Provided material:
───

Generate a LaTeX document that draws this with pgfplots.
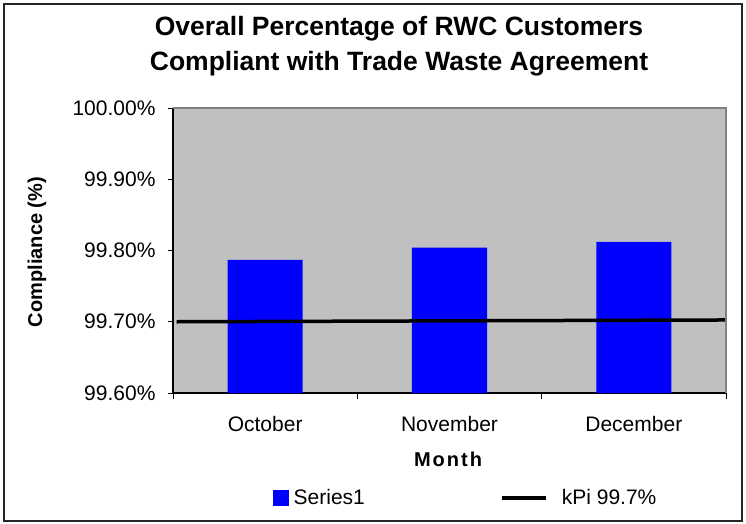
\documentclass[border=0pt]{standalone}
\usepackage{fontspec}
\setmainfont{Liberation Sans}
\usepackage{pgfplots}
\pgfplotsset{compat=1.18}
\definecolor{plotgray}{HTML}{C0C0C0}
\definecolor{framegray}{HTML}{808080}
\begin{document}
\begin{tikzpicture}[x=1pt,y=1pt]
\path[use as bounding box] (0,0) rectangle (746,523);
\draw[line width=1.5pt, black!85] (4,2) rectangle (742,519);
\begin{axis}[
  at={(173pt,130pt)}, anchor=south west,
  scale only axis, width=553pt, height=285pt,
  xmin=-0.5, xmax=2.5, ymin=99.6, ymax=100,
  axis background/.style={fill=plotgray},
  axis x line*=bottom, axis y line*=left,
  axis line style={line width=1.2pt, black},
  xtick={0,1,2}, xticklabels={October,November,December},
  major x tick style={draw=none},
  minor xtick={-0.5,0.5,1.5,2.5},
  ytick={99.6,99.7,99.8,99.9,100},
  yticklabels={99.60\%,99.70\%,99.80\%,99.90\%,100.00\%},
  tick align=outside, major tick length=5pt, minor tick length=6pt,
  tick style={black, line width=1pt},
  ticklabel style={font=\fontsize{21}{24}\selectfont},
  xticklabel style={yshift=-15pt},
  yticklabel style={xshift=-9pt},
  title={Overall Percentage of RWC Customers\\Compliant with Trade Waste Agreement},
  title style={at={(axis description cs:0.4087,1.196)}, anchor=center, align=center,
    font=\fontsize{26.5}{35}\selectfont\bfseries},
  xlabel={Month},
  xlabel style={at={(axis description cs:0.4973,-0.2333)}, anchor=center,
    font=\fontsize{20}{24}\selectfont\bfseries\addfontfeature{LetterSpace=10}},
  ylabel={Compliance (\%)},
  ylabel style={at={(axis description cs:-0.2459,0.4947)}, anchor=center, rotate=0,
    font=\fontsize{20}{24}\selectfont\bfseries},
  extra description/.code={
    \draw[framegray, line width=1.2pt] (axis description cs:0,1) -- (axis description cs:1,1) -- (axis description cs:1,0);
  },
  legend style={at={(axis description cs:0.529,-0.368)}, anchor=center,
    draw=none, fill=none, legend columns=2,
    font=\fontsize{21}{24}\selectfont,
    nodes={inner sep=2pt},
    /tikz/every even column/.append style={column sep=133.5pt}},
]
\addplot[ybar, fill=blue, draw=none, bar width=0.407,
  legend image code/.code={\fill[blue] (0pt,-8pt) rectangle (16pt,8pt); \path (19pt,0pt);}]
  coordinates {(0,99.787) (1,99.804) (2,99.812)};
\addlegendentry{Series1}
\addplot[black, line width=3.5pt,
  legend image code/.code={\draw[black, line width=3.5pt] (0pt,0pt) -- (44pt,0pt); \path (56pt,0pt);}]
  coordinates {(-0.48,99.700) (2.5,99.7025)};
\addlegendentry{kPi 99.7\%}
\end{axis}
\end{tikzpicture}
\end{document}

───

Short exercise:
Exclude the pictures. Write out the remaining data exactly.

Solved exercise:
Generate a LaTeX document that draws this with pgfplots.
\documentclass[border=0pt]{standalone}
\usepackage{fontspec}
\setmainfont{Liberation Sans}
\usepackage{pgfplots}
\pgfplotsset{compat=1.18}
\definecolor{plotgray}{HTML}{C0C0C0}
\definecolor{framegray}{HTML}{808080}
\begin{document}
\begin{tikzpicture}[x=1pt,y=1pt]
\path[use as bounding box] (0,0) rectangle (746,523);
\draw[line width=1.5pt, black!85] (4,2) rectangle (742,519);
\begin{axis}[
  at={(173pt,130pt)}, anchor=south west,
  scale only axis, width=553pt, height=285pt,
  xmin=-0.5, xmax=2.5, ymin=99.6, ymax=100,
  axis background/.style={fill=plotgray},
  axis x line*=bottom, axis y line*=left,
  axis line style={line width=1.2pt, black},
  xtick={0,1,2}, xticklabels={October,November,December},
  major x tick style={draw=none},
  minor xtick={-0.5,0.5,1.5,2.5},
  ytick={99.6,99.7,99.8,99.9,100},
  yticklabels={99.60\%,99.70\%,99.80\%,99.90\%,100.00\%},
  tick align=outside, major tick length=5pt, minor tick length=6pt,
  tick style={black, line width=1pt},
  ticklabel style={font=\fontsize{21}{24}\selectfont},
  xticklabel style={yshift=-15pt},
  yticklabel style={xshift=-9pt},
  title={Overall Percentage of RWC Customers\\Compliant with Trade Waste Agreement},
  title style={at={(axis description cs:0.4087,1.196)}, anchor=center, align=center,
    font=\fontsize{26.5}{35}\selectfont\bfseries},
  xlabel={Month},
  xlabel style={at={(axis description cs:0.4973,-0.2333)}, anchor=center,
    font=\fontsize{20}{24}\selectfont\bfseries\addfontfeature{LetterSpace=10}},
  ylabel={Compliance (\%)},
  ylabel style={at={(axis description cs:-0.2459,0.4947)}, anchor=center, rotate=0,
    font=\fontsize{20}{24}\selectfont\bfseries},
  extra description/.code={
    \draw[framegray, line width=1.2pt] (axis description cs:0,1) -- (axis description cs:1,1) -- (axis description cs:1,0);
  },
  legend style={at={(axis description cs:0.529,-0.368)}, anchor=center,
    draw=none, fill=none, legend columns=2,
    font=\fontsize{21}{24}\selectfont,
    nodes={inner sep=2pt},
    /tikz/every even column/.append style={column sep=133.5pt}},
]
\addplot[ybar, fill=blue, draw=none, bar width=0.407,
  legend image code/.code={\fill[blue] (0pt,-8pt) rectangle (16pt,8pt); \path (19pt,0pt);}]
  coordinates {(0,99.787) (1,99.804) (2,99.812)};
\addlegendentry{Series1}
\addplot[black, line width=3.5pt,
  legend image code/.code={\draw[black, line width=3.5pt] (0pt,0pt) -- (44pt,0pt); \path (56pt,0pt);}]
  coordinates {(-0.48,99.700) (2.5,99.7025)};
\addlegendentry{kPi 99.7\%}
\end{axis}
\end{tikzpicture}
\end{document}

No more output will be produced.